Woodturners would be interested in the whole burl, you don't have to do anything for it.  In fact the less you do, the more desirable it will be to them.

You can contact a local turning club and get some guidance on selling it.   

http://www.classiccitywoodturners.com/
http://www.atlantawoodturnersguild.org/georigaguilds.html

Do a search on "turning red oak burl" and look at the pictures, and listings.


----------



## state159

The Longhunter said:


> Woodturners would be interested in the whole burl, you don't have to do anything for it.  In fact the less you do, the more desirable it will be to them.
> 
> You can contact a local turning club and get some guidance on selling it.
> 
> http://www.classiccitywoodturners.com/
> http://www.atlantawoodturnersguild.org/georigaguilds.html
> 
> Do a search on "turning red oak burl" and look at the pictures, and listings.

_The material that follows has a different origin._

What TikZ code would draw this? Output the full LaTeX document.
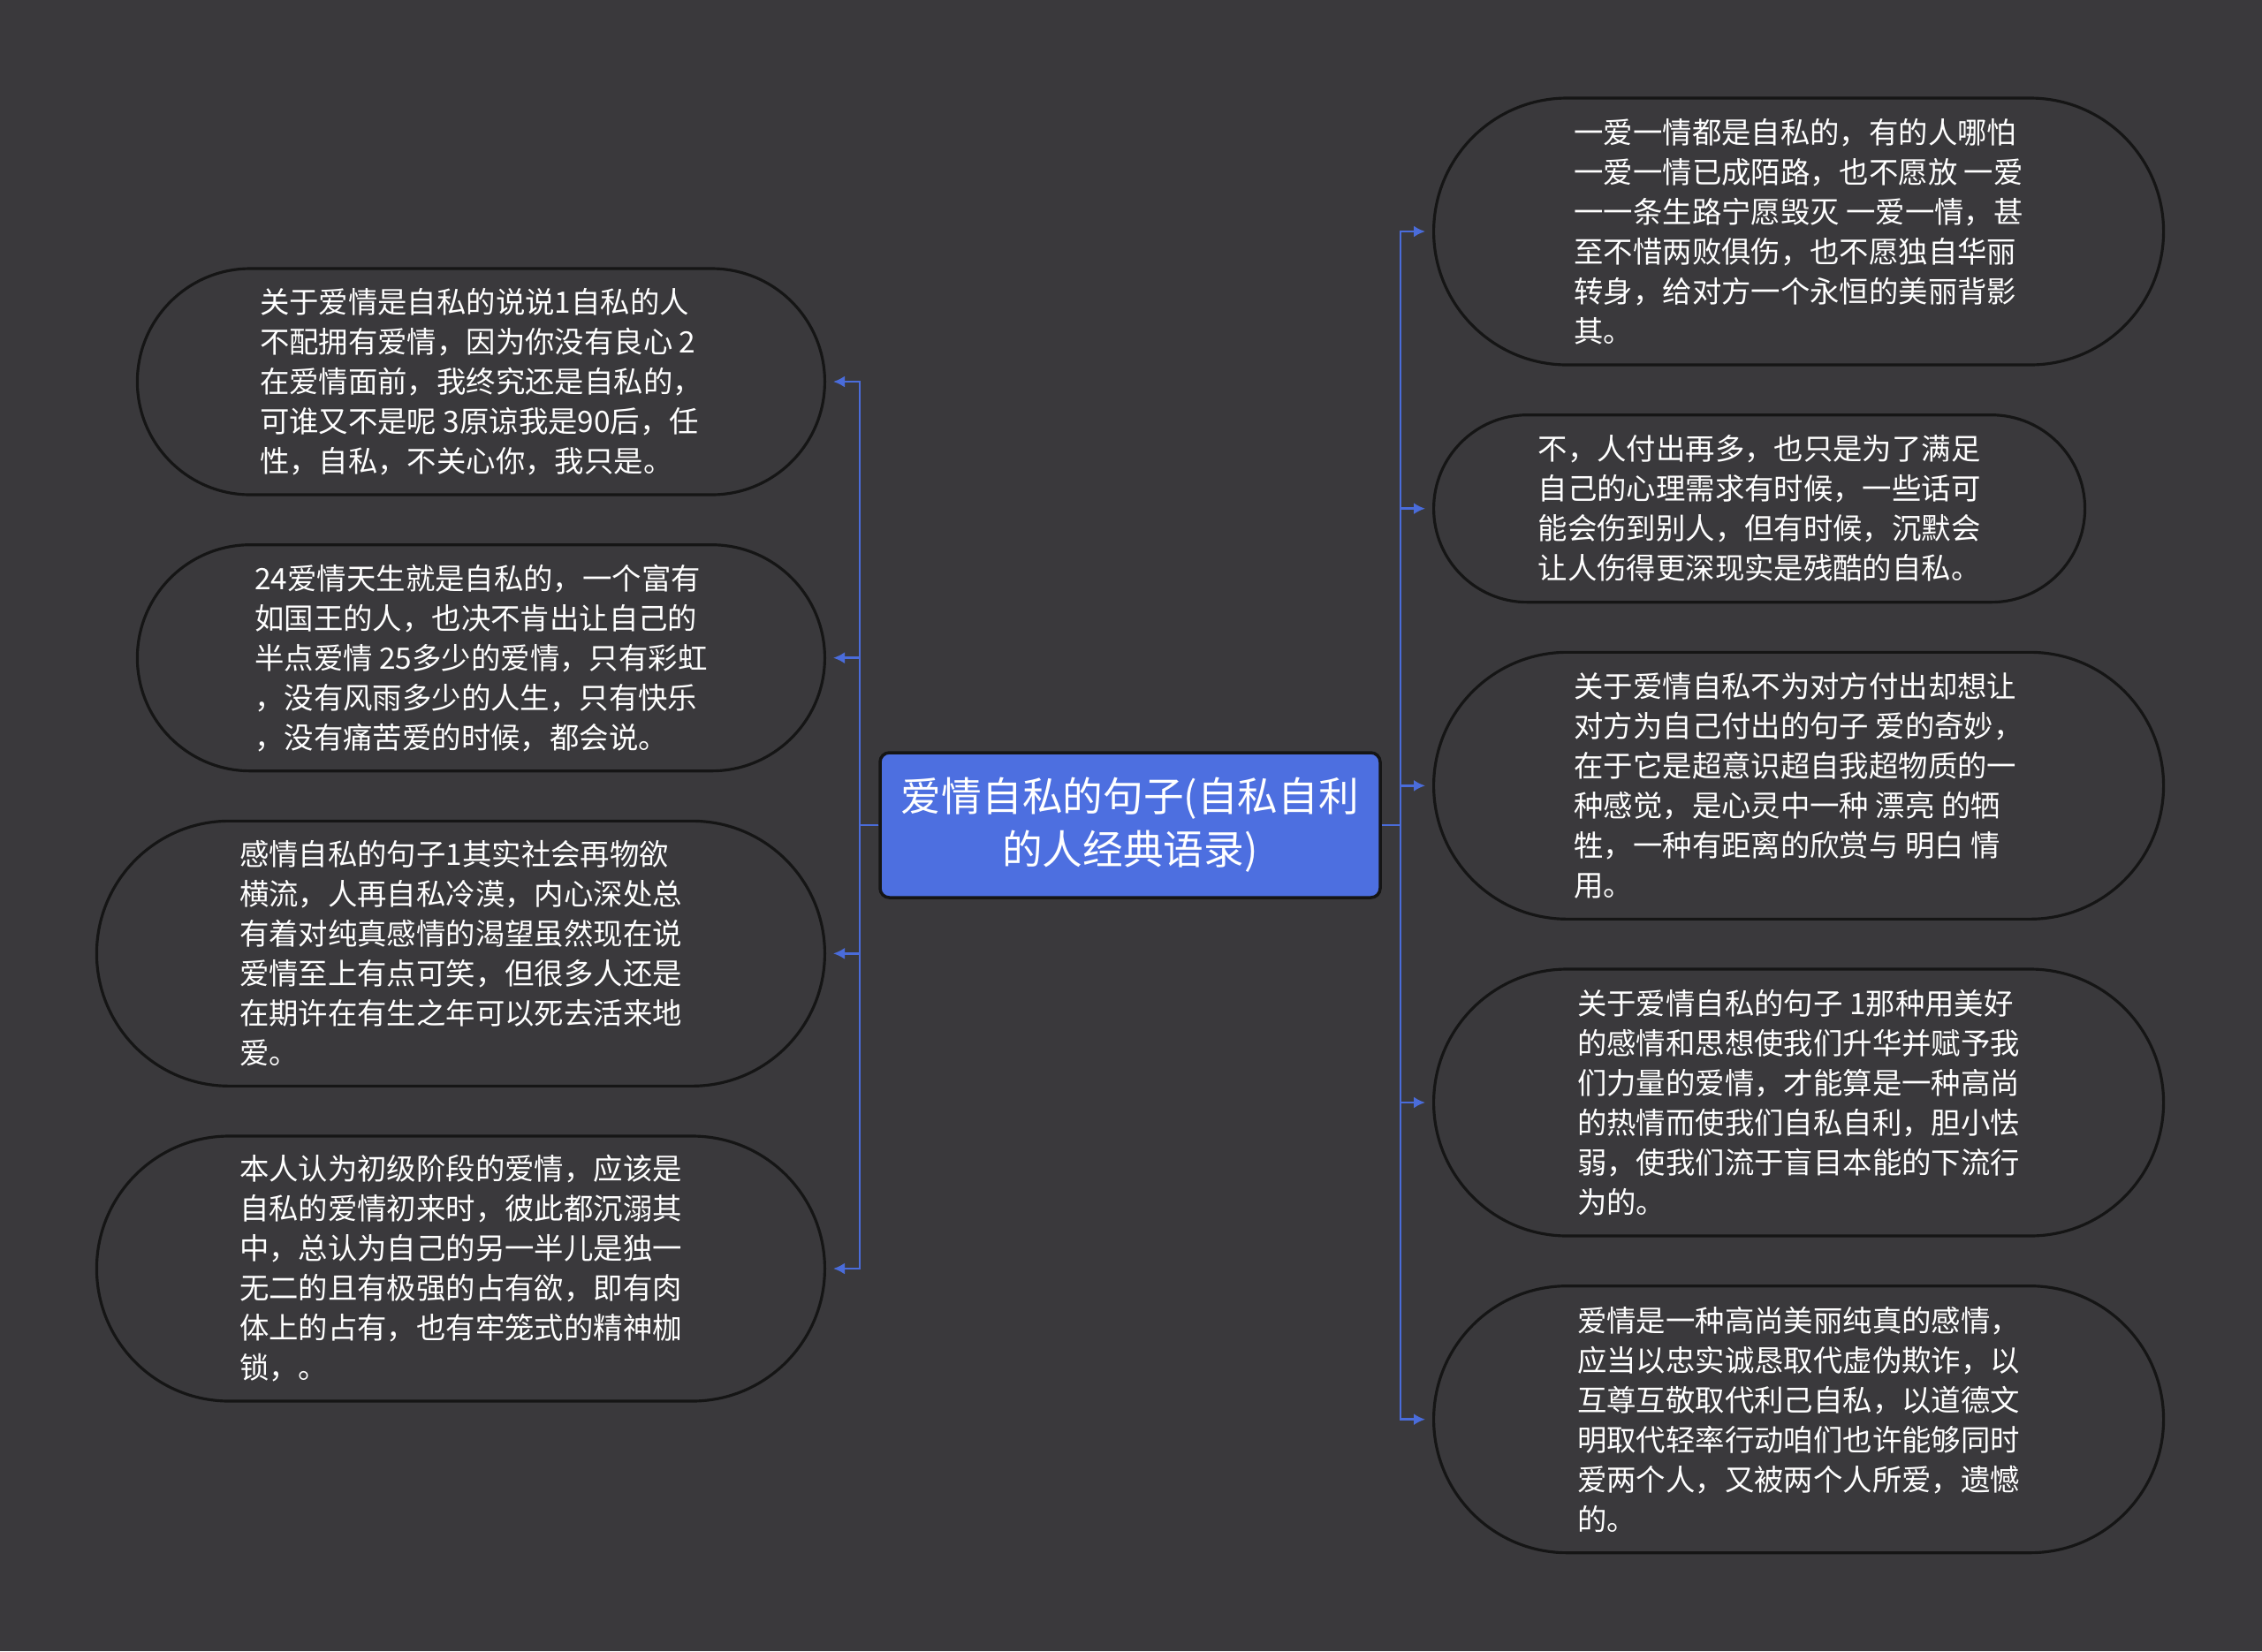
\documentclass[tikz,border=0pt]{standalone}
\usepackage{fontspec}
\newfontfamily\cjk{Noto Sans CJK SC}
\usepackage{xcolor}
\definecolor{bgdark}{HTML}{3A393C}
\definecolor{rootblue}{HTML}{4D6FE0}
\definecolor{linkblue}{HTML}{4A6CDA}
\definecolor{rimblack}{HTML}{151515}
\usetikzlibrary{arrows.meta,positioning}

\begin{document}
\begin{tikzpicture}[
  node distance=5.35mm,
  every node/.style={text=white,align=left},
  root/.style={draw=rimblack,line width=1pt,rounded corners=3pt,fill=rootblue,minimum width=5.66cm,minimum height=1.64cm,align=center,font=\cjk\fontsize{13pt}{17pt}\selectfont},
  leaf/.style 2 args={draw=rimblack,line width=0.9pt,fill=bgdark,minimum width=#1,minimum height=#2,rounded corners=0.5*#2,font=\cjk\fontsize{9.5pt}{12.8pt}\selectfont},
  ar/.style={-{Latex[length=1.3mm,width=1.3mm]},draw=linkblue,line width=0.7pt,shorten >=0.8mm}
]
\fill[bgdark] (0,0) rectangle (25.6,-18.69);
\node[root] (c) at (12.79,-9.34) {爱情自私的句子(自私自利\\的人经典语录)};
\node[leaf={7.78cm}{2.56cm},anchor=east] (l1) at (9.35,-4.32) {关于爱情是自私的说说1自私的人\\不配拥有爱情，因为你没有良心 2\\在爱情面前，我终究还是自私的，\\可谁又不是呢 3原谅我是90后，任\\性，自私，不关心你，我只是。};
\node[leaf={7.78cm}{2.56cm},below=of l1.south east,anchor=north east] (l2) {24爱情天生就是自私的，一个富有\\如国王的人，也决不肯出让自己的\\半点爱情 25多少的爱情，只有彩虹\\，没有风雨多少的人生，只有快乐\\，没有痛苦爱的时候，都会说。};
\node[leaf={8.24cm}{3cm},below=of l2.south east,anchor=north east] (l3) {感情自私的句子1其实社会再物欲\\横流，人再自私冷漠，内心深处总\\有着对纯真感情的渴望虽然现在说\\爱情至上有点可笑，但很多人还是\\在期许在有生之年可以死去活来地\\爱。};
\node[leaf={8.24cm}{3cm},below=of l3.south east,anchor=north east] (l4) {本人认为初级阶段的爱情，应该是\\自私的爱情初来时，彼此都沉溺其\\中，总认为自己的另一半儿是独一\\无二的且有极强的占有欲，即有肉\\体上的占有，也有牢笼式的精神枷\\锁，。};
\node[leaf={8.26cm}{3.02cm},anchor=west] (r1) at (16.21,-2.62) {一爱一情都是自私的，有的人哪怕\\一爱一情已成陌路，也不愿放 一爱\\一一条生路宁愿毁灭 一爱一情，甚\\至不惜两败俱伤，也不愿独自华丽\\转身，给对方一个永恒的美丽背影\\其。};
\node[leaf={7.37cm}{2.12cm},below=of r1.south west,anchor=north west] (r2) {不，人付出再多，也只是为了满足\\自己的心理需求有时候，一些话可\\能会伤到别人，但有时候，沉默会\\让人伤得更深现实是残酷的自私。};
\node[leaf={8.26cm}{3.02cm},below=of r2.south west,anchor=north west] (r3) {关于爱情自私不为对方付出却想让\\对方为自己付出的句子 爱的奇妙，\\在于它是超意识超自我超物质的一\\种感觉，是心灵中一种 漂亮 的牺\\牲，一种有距离的欣赏与 明白 情\\用。};
\node[leaf={8.26cm}{3.02cm},below=of r3.south west,anchor=north west] (r4) {关于爱情自私的句子 1那种用美好\\的感情和思想使我们升华并赋予我\\们力量的爱情，才能算是一种高尚\\的热情而使我们自私自利，胆小怯\\弱，使我们流于盲目本能的下流行\\为的。};
\node[leaf={8.26cm}{3.02cm},below=of r4.south west,anchor=north west] (r5) {爱情是一种高尚美丽纯真的感情，\\应当以忠实诚恳取代虚伪欺诈，以\\互尊互敬取代利己自私，以道德文\\明取代轻率行动咱们也许能够同时\\爱两个人，又被两个人所爱，遗憾\\的。};
\draw[ar] (c.west) -- ++(-0.21,0) |- (l1.east); \draw[ar] (c.west) -- ++(-0.21,0) |- (l2.east);
\draw[ar] (c.west) -- ++(-0.21,0) |- (l3.east); \draw[ar] (c.west) -- ++(-0.21,0) |- (l4.east);
\draw[ar] (c.east) -- ++(0.21,0) |- (r1.west); \draw[ar] (c.east) -- ++(0.21,0) |- (r2.west);
\draw[ar] (c.east) -- ++(0.21,0) |- (r3.west); \draw[ar] (c.east) -- ++(0.21,0) |- (r4.west);
\draw[ar] (c.east) -- ++(0.21,0) |- (r5.west);
\end{tikzpicture}
\end{document}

x2 on the woodturners use. If it's that big, it may take years to dry and be suitable to turn without splitting, warping, etc. I stopped at a woodturners shop in NC a few years ago and they showed me a set of bowls that came from the same big burl that they had found. They said that they waited several years before trying to turn it into bowls and they were beautiful. The first bowl was probably 2 feet in diameter.


----------



## Anvil Head

I've cut plenty of burls up for knife handle material in the past. Lot of work for minimal gain unless you have the right saws for the job. And....you like eating a lot of sawdust....
As stated, lot of waste even if the center is solid (quite often not). 
Longhunter and State are probably heading you in the best direction.....wood turners get hungry for the stuff.
I love oak burl, but have plenty on hand.


----------



## SarahFair

I contacted the president of the Athens club for advice. 
He told me to cut it down into 8x8x4 and two other x sizes,  one being a pen slab. 

I didn't send him a picture,  just told him it was a large piece. 

I am curious to see what's inside. The few pictures I've seen of water oak look like granite countertops.

In yalls opinion,  would it be best to sell whole,  or cut it up?


----------



## The Longhunter

I guess it's a question of how much you want to work, and how bad you need the money.  Me, I'd sell it as is.  You're going to need more saw than what you have in that picture.  That's a nice burl, but cutting that with a saw is probably more work than you want.

Also, it's sort of like a diamond in the rough. The ultimate consumer may want to do something different with it, and you have some fancy firewood.

Just my opinion, but the effort to mill it out (cut it up) is not going to be justified by the added value.  Now, you may want to cut it some for grins and giggles to see what it looks like, and nothing wrong with that, but I don't think you will get paid for the effort at the end of the day.

This is a family of turners known for their massive bowls.  They have the equipment to handle something like that.  Shoot them an email with a picture and see if they are interested.

contact@moulthropstudios.com

Here's a sample of their work, takes a little while to load.

http://www.moulthropstudios.com/moulthrop.pdf


----------